NBR set to raise furnace, base, lube oil's tariff values 'to prevent tax evasion'
Sources involved in fiscal policy formulation have hinted that the tariff value for furnace oil is likely to be doubled, while the value of base oil and lubricating oil may increase by more than 50% from their existing levels.

The tariff value of furnace oil, base oil, and lubricating oil is expected to increase by up to twofold in the upcoming budget, with tax authorities expecting an additional collection of around Tk900 crore revenue currently lost due to misdeclaration by importers.
Sources involved in fiscal policy formulation have hinted that the tariff value for furnace oil is likely to be doubled, while the value of base oil and lubricating oil may increase by more than 50% from their existing levels.

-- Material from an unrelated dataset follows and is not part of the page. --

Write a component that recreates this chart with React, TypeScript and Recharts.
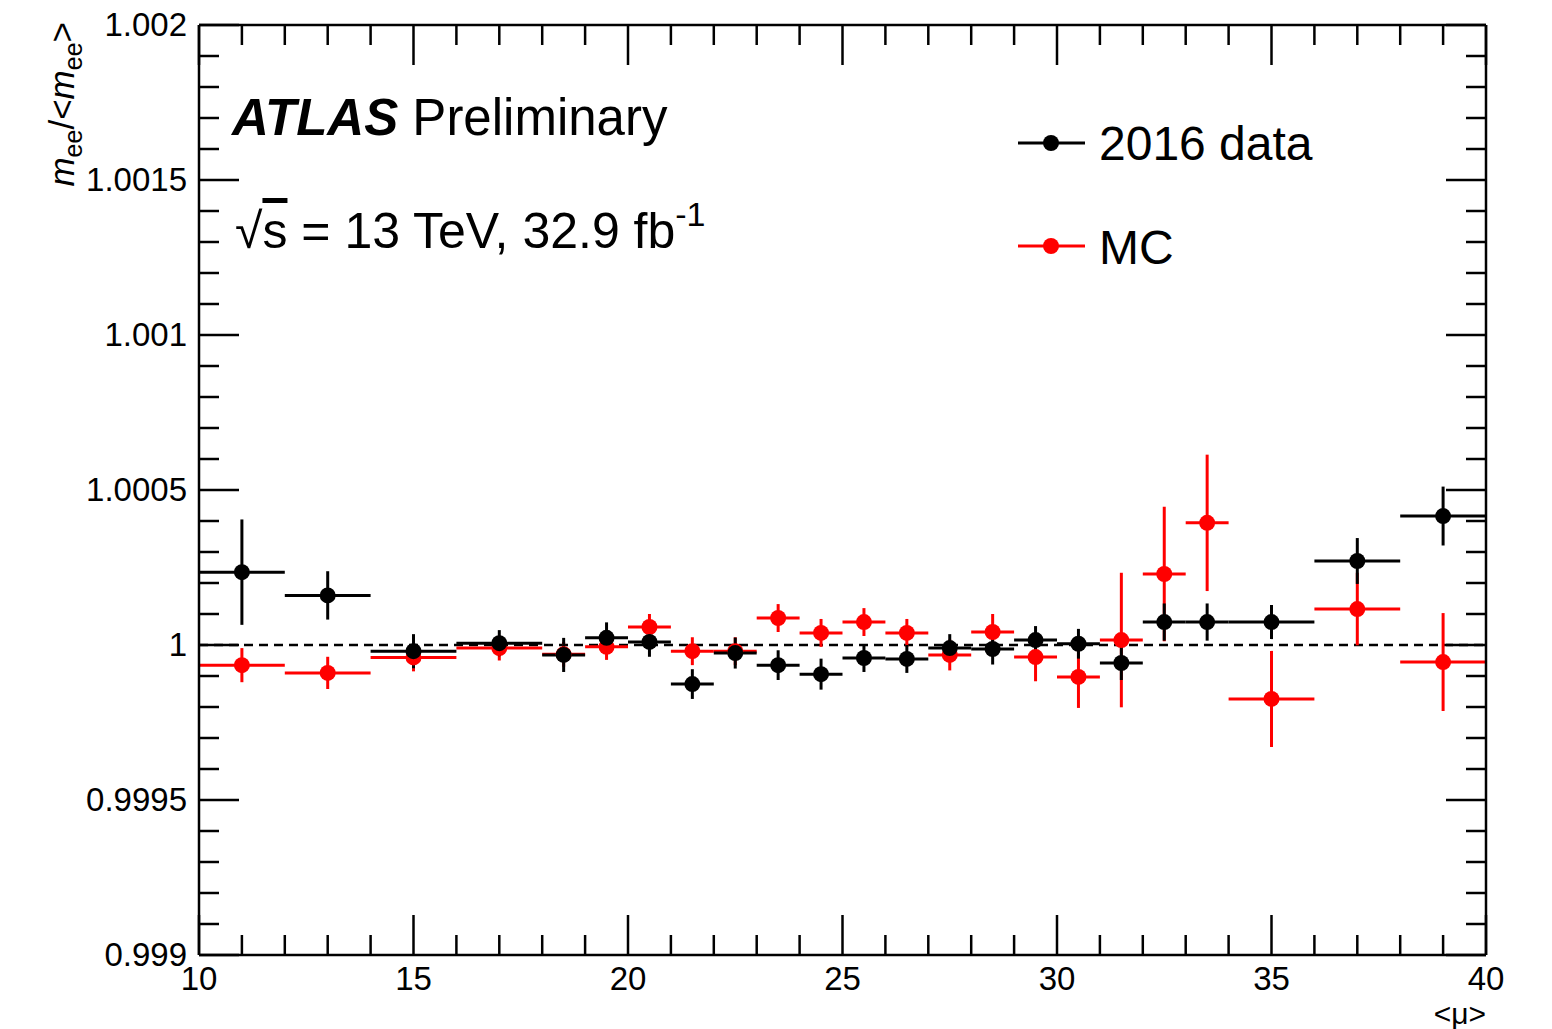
import { ScatterChart, Scatter, XAxis, YAxis, ErrorBar, ReferenceLine } from 'recharts';

// bins in <mu>
const binCenters = [11, 13, 15, 17, 18.5, 19.5, 20.5, 21.5, 22.5, 23.5, 24.5, 25.5, 26.5, 27.5, 28.5, 29.5, 30.5, 31.5, 32.5, 33.5, 35, 37, 39];
const binHalfWidths = [1, 1, 1, 1, 0.5, 0.5, 0.5, 0.5, 0.5, 0.5, 0.5, 0.5, 0.5, 0.5, 0.5, 0.5, 0.5, 0.5, 0.5, 0.5, 1, 1, 1];

// 2016 data
const dataValues = [1.000235, 1.00016, 0.99998, 1.000006, 0.999968, 1.000023, 1.00001, 0.999874, 0.999974, 0.999935, 0.999906, 0.999958, 0.999955, 0.99999, 0.999987, 1.000016, 1.000004, 0.999942, 1.000074, 1.000074, 1.000074, 1.000271, 1.000416];
const dataErrors = [0.00017, 0.000078, 0.000055, 0.000042, 0.000055, 0.00005, 0.000048, 0.000048, 0.00005, 0.000048, 0.00005, 0.000045, 0.000045, 0.000045, 0.00005, 0.000045, 0.000048, 0.000055, 0.00006, 0.00006, 0.000055, 0.000074, 0.000095];

// MC
const mcValues = [0.999935, 0.99991, 0.99996, 0.99999, 0.99997, 0.999994, 1.000058, 0.99998, 0.99998, 1.000087, 1.000039, 1.000074, 1.000039, 0.999968, 1.000042, 0.999961, 0.999897, 1.000016, 1.000229, 1.000394, 0.999826, 1.000116, 0.999945];
const mcErrors = [0.000055, 0.000052, 0.000045, 0.00004, 0.00004, 0.000042, 0.000042, 0.000045, 0.000045, 0.000045, 0.000045, 0.000045, 0.000045, 0.00005, 0.000058, 0.000078, 0.0001, 0.000217, 0.000217, 0.00022, 0.000155, 0.000117, 0.000158];

const yMajorTicks = [0.999, 0.9995, 1, 1.0005, 1.001, 1.0015, 1.002];
const yMajorLabels = ['0.999', '0.9995', '1', '1.0005', '1.001', '1.0015', '1.002'];
const xMajorTicks = [10, 15, 20, 25, 30, 35, 40];
const xMajorLabels = ['10', '15', '20', '25', '30', '35', '40'];

const xTicks = Array.from({ length: 31 }, (_, i) => 10 + i);
const yTicks = Array.from({ length: 31 }, (_, i) => Number((0.999 + i * 0.0001).toFixed(4)));

const dataPoints = binCenters.map((x, i) => ({ x, y: dataValues[i], ex: binHalfWidths[i], ey: dataErrors[i] }));
const mcPoints = binCenters.map((x, i) => ({ x, y: mcValues[i], ex: binHalfWidths[i], ey: mcErrors[i] }));

const FONT = '"Liberation Sans", Arial, Helvetica, sans-serif';
const MAJOR = 40;
const MINOR = 20;
const LW = 2.5;

const yLabel = (v: number) => {
  const k = yMajorTicks.findIndex((t) => Math.abs(t - v) < 1e-7);
  return k >= 0 ? yMajorLabels[k] : null;
};
const xLabel = (v: number) => {
  const k = xMajorTicks.findIndex((t) => Math.abs(t - v) < 1e-7);
  return k >= 0 ? xMajorLabels[k] : null;
};

function BottomTick({ x, y, payload }: any) {
  const lab = xLabel(payload.value);
  return (
    <g>
      <line x1={x} x2={x} y1={y} y2={y - (lab ? MAJOR : MINOR)} stroke="#000" strokeWidth={LW} />
      {lab && (
        <text x={x} y={y + 35} textAnchor="middle" fontFamily={FONT} fontSize={33} fill="#000">{lab}</text>
      )}
    </g>
  );
}

function TopTick({ x, y, payload }: any) {
  const lab = xLabel(payload.value);
  return <line x1={x} x2={x} y1={y} y2={y + (lab ? MAJOR : MINOR)} stroke="#000" strokeWidth={LW} />;
}

function LeftTick({ x, y, payload }: any) {
  const lab = yLabel(payload.value);
  return (
    <g>
      <line x1={x} x2={x + (lab ? MAJOR : MINOR)} y1={y} y2={y} stroke="#000" strokeWidth={LW} />
      {lab && (
        <text x={x - 12} y={y + 11} textAnchor="end" fontFamily={FONT} fontSize={33} fill="#000">{lab}</text>
      )}
    </g>
  );
}

function RightTick({ x, y, payload }: any) {
  const lab = yLabel(payload.value);
  return <line x1={x} x2={x - (lab ? MAJOR : MINOR)} y1={y} y2={y} stroke="#000" strokeWidth={LW} />;
}

const dot = (color: string) => (props: any) => <circle cx={props.cx} cy={props.cy} r={8} fill={color} />;
const noDot = () => <g />;

export default function App() {
  const W = 1540;
  const H = 1015;
  return (
    <div style={{ position: 'relative', width: W, height: 1021, background: '#fff' }}>
      <ScatterChart width={W} height={H} margin={{ top: 16, right: 61, bottom: 8, left: 0 }}>
        <XAxis xAxisId="b" dataKey="x" type="number" domain={[10, 40]} allowDataOverflow ticks={xTicks} interval={0}
          orientation="bottom" height={60} tickSize={0} tickMargin={0} tickLine={false}
          axisLine={{ stroke: '#000', strokeWidth: LW }} tick={<BottomTick />} />
        <XAxis xAxisId="t" dataKey="x" type="number" domain={[10, 40]} allowDataOverflow ticks={xTicks} interval={0}
          orientation="top" height={1} tickSize={0} tickMargin={0} tickLine={false}
          axisLine={{ stroke: '#000', strokeWidth: LW }} tick={<TopTick />} />
        <YAxis yAxisId="l" dataKey="y" type="number" domain={[0.999, 1.002]} allowDataOverflow ticks={yTicks} interval={0}
          orientation="left" width={191} tickSize={0} tickMargin={0} tickLine={false}
          axisLine={{ stroke: '#000', strokeWidth: LW }} tick={<LeftTick />} />
        <YAxis yAxisId="r" dataKey="y" type="number" domain={[0.999, 1.002]} allowDataOverflow ticks={yTicks} interval={0}
          orientation="right" width={1} tickSize={0} tickMargin={0} tickLine={false}
          axisLine={{ stroke: '#000', strokeWidth: LW }} tick={<RightTick />} />
        <ReferenceLine xAxisId="b" yAxisId="l" y={1} stroke="#000" strokeWidth={2.5} strokeDasharray="9 6" />
        {/* invisible series so the mirrored top/right axes get their ticks */}
        <Scatter data={dataPoints} xAxisId="t" yAxisId="r" shape={noDot} legendType="none" isAnimationActive={false} />
        <Scatter name="MC" data={mcPoints} xAxisId="b" yAxisId="l" fill="#ff0000" shape={dot('#ff0000')} isAnimationActive={false}>
          <ErrorBar dataKey="ex" direction="x" width={0} stroke="#ff0000" strokeWidth={3} isAnimationActive={false} />
          <ErrorBar dataKey="ey" direction="y" width={0} stroke="#ff0000" strokeWidth={3} isAnimationActive={false} />
        </Scatter>
        <Scatter name="2016 data" data={dataPoints} xAxisId="b" yAxisId="l" fill="#000" shape={dot('#000')} isAnimationActive={false}>
          <ErrorBar dataKey="ex" direction="x" width={0} stroke="#000" strokeWidth={3} isAnimationActive={false} />
          <ErrorBar dataKey="ey" direction="y" width={0} stroke="#000" strokeWidth={3} isAnimationActive={false} />
        </Scatter>
      </ScatterChart>

      <svg width={W} height={1021} style={{ position: 'absolute', left: 0, top: 0, pointerEvents: 'none' }} fontFamily={FONT}>
        {/* ATLAS label */}
        <text x={224} y={127} fontSize={51} fill="#000">
          <tspan fontWeight="bold" fontStyle="italic">ATLAS</tspan>
          <tspan> Preliminary</tspan>
        </text>
        <text x={227} y={240} fontSize={50} fill="#000">
          <tspan>√</tspan>
          <tspan textDecoration="overline">s</tspan>
          <tspan> = 13 TeV, 32.9 fb</tspan>
          <tspan fontSize={34} dy={-22}>-1</tspan>
        </text>

        {/* legend */}
        <line x1={1010} x2={1077} y1={135} y2={135} stroke="#000" strokeWidth={3} />
        <circle cx={1043} cy={135} r={8} fill="#000" />
        <text x={1091} y={152} fontSize={48} fill="#000">2016 data</text>
        <line x1={1010} x2={1077} y1={238} y2={238} stroke="#ff0000" strokeWidth={3} />
        <circle cx={1043} cy={238} r={8} fill="#ff0000" />
        <text x={1091} y={256} fontSize={48} fill="#000">MC</text>

        {/* axis titles */}
        <text x={1478} y={1016} textAnchor="end" fontSize={30} fill="#000">&lt;μ&gt;</text>
        <text transform="translate(66,14) rotate(-90)" textAnchor="end" fontSize={35} fill="#000">
          <tspan fontStyle="italic">m</tspan>
          <tspan fontSize={25} dy={8}>ee</tspan>
          <tspan dy={-8}>/&lt;</tspan>
          <tspan fontStyle="italic">m</tspan>
          <tspan fontSize={25} dy={8}>ee</tspan>
          <tspan dy={-8}>&gt;</tspan>
        </text>
      </svg>
    </div>
  );
}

Currently, the tariff value for furnace oil is $265 per tonne, base oil (a raw material for lubricating oil) is valued at $700, and lubricating oil is priced at $2,000. Besides, the total tax incidence for the three oil products are 34%, 31%, and 49%, respectively.
Furnace oil is mainly used in power plants running on heavy fuel oil (HFO), while lube oil is used in various engines across industries, transport, and other sectors. About 60 private power plants in Bangladesh use furnace oil to generate electricity for the national grid.
While officials claimed the move will increase the products' prices, industry insiders and experts fear that inaccurate valuation of the three oil types could negatively impact industries, ultimately affecting consumers.
The tariff value or minimum value for three oils are much lower than international market prices, a senior finance ministry official told The Business Standard, wishing anonymity.
The revenue board is looking into adjusting these values in the next budget, said the official.
He clarified that the move will not inflate product prices. "Its goal is to deter tax evasion through false declarations, ensuring that importers cannot declare lower values for their products to avoid paying taxes."
The tariff value is a minimum price set by customs authorities through statutory regulatory order (SRO) for assessing imported products. If this value is applied to a product, importers cannot declare a lower price.
Importers can declare a higher price if the product was imported at a higher cost. With such, if the tariff value rises, import taxes go up too.
In Bangladesh, tariff or minimum values are set for over a hundred products. However, the World Trade Organization does not favour the system.
'Fixing proper value is crucial'
Md Farid Uddin, former member of the National Board of Revenue (NBR), said it is important to accurately set tariff values. If the value is higher than the actual import cost, consumers may face increased pressure.
For example, if a product's international market price is $1,000 per tonne but the tariff value is set at $1,500, consumers end up paying more than the import cost.
Besides, Farid Uddin noted that product quality influences its value. For instance, lube oils for rickshaw and aircraft are not the same.
"Lubricant used in rickshaws will definitely cost less. If the tariff value for lubricant used in rickshaws is higher than its actual price, it will raise costs for rickshaw drivers," he explained.
Therefore, he suggested imposing taxes based on the actual value rather than using tariff systems. "The NBR should create its own capacity in determining the actual value."
Furnace oil
Navidul Huq, managing director of Desh Energy, a private power producer, said the government covers their furnace oil costs. So, if those costs rise, it burdens the government.
He also said lubricant oil makes up about 20% of their total operating expenses, which they have to pay themselves. If its price goes up, their operating costs will surely rise too.
Huq expressed concern over the move, noting that they are already dealing with losses from outstanding dues, and any more price increases could make their situation even worse.
Lubricant and base oil
The annual demand for lubricant oil in Bangladesh stands at around 1.70 lakh tonnes, according to the Bangladesh Lub Blenders Association. Currently, local oil manufacturers meet over 50% of this demand.
Revenue officials said major lubricant suppliers and importers typically declare close to the actual import value, covering roughly 70% of total imports.
However, the remaining 30% of importers may be worried that they will not be able to understate import cost with an adjudicated tariff value.
Regarding base oil, Saleh Arpan, secretary general of Bangladesh Lub Blenders Association, said if the tariff value aligns with the international price, it will not pose any issues for them as they already declare the actual import price.
However, if the price is set higher than the international rate, it could raise their production costs and may end up putting additional pressure on the consumer, said Arpan.